Moynihan is not the first CEO to take this deposition approach. Readers will likely recall that then-Microsoft CEO Bill Gates took much the same approach in his deposition in the massive antitrust case against the company, which according to the BusinessWeek article about Gates’s deposition testimony, showed him “slouching behind a table on a videotaped deposition, rocking as he reads documents, and often telling government prosecutors that he can’t recall having written E-mails to Microsoft execs on key company issues.”  (The loyal reader who sent me the link to the Rolling Stone article suggested that Moynihan may have also been borrowing a page from another President named Bill, whose deposition performance may have set an unbreakable world record for deposition obfuscation.)


Clawback at the SEC?: In a recent post (here), I discussed a recent federal district court decision upholding the right of the SEC under Section 304 of the Sarbanes Oxley act to clawback bonus compensation from corporate executives whose companies later restated the financials on which the bonus compensation was based, even though the executives were not involved in or even aware of the misconduct that led to the restatement . In affirming the policy justifications for the SEC’s clawback authority, the district court judge noted that the executive “should have been monitoring the various internal controls to guard against such misconduct” and that it was there failure to ensure that proper controls were in place that allowed the misconduct to occur. The court added that “where, as here …corporate officers are asleep on their watch,” they are liable for a penalty that is limited to the amounts of their bonus compensation.

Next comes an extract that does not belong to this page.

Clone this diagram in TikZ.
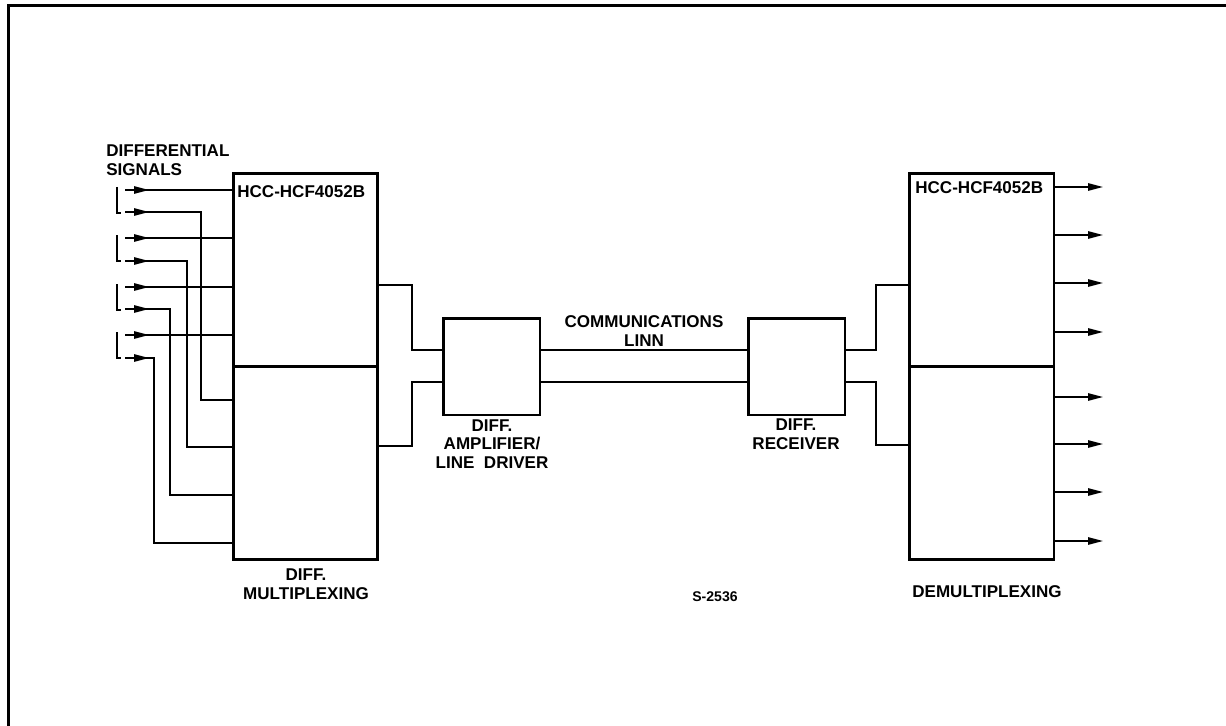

In a November 28, 2012 post on his eponymous blog, UCLA Law Professor Stephen Bainbridge makes the provocative suggestion that in light of these principles perhaps the compensation of departing SEC chair Mary Schapiro should also be clawed back. Schapiro’s announcement that she is stepping down “raises the question of why she gets a free ride on precisely the same sort of conduct for which corporate executives are subject to having their pay clawed back.”


In support of this suggestion, Bainbridge cites the findings of the Government Accountability Office, which “consistently found that the SEC’s internal controls are seriously flawed.” Bainbridge also cites recent whistleblower allegations of misconduct at the agency. Bainbridge asserts that “at the very least, Mary Shapiro has been asleep at the switch while the SEC has continually failed to remediate serious internal control deficiencies that the SEC would never tolerate in a private company.” Bainbridge concludes by asserting that:


If clawing back executive pay is necessary to give corporate executives "an incentive for (officials) to be diligent in carrying out" their duties over corporate internal controls, maybe clawing back government official pay when they "are asleep on their watch,” would give future SEC chairs the necessary incentive to avoid Schapiro’s manifold failures to fix the SEC’s internal problems


Readers may also be interested in Bainbridge’s take on the Wall Street Journal trading plan article I discussed above; Bainbridge writes about the Journal article “In what may be the dumbest piece of reporting I’ve seen in a while, the Wall Street Journal offers up a breathless "expose" showing that corporate insiders often beat the market when trading in their own company’s stock. This is "news"?”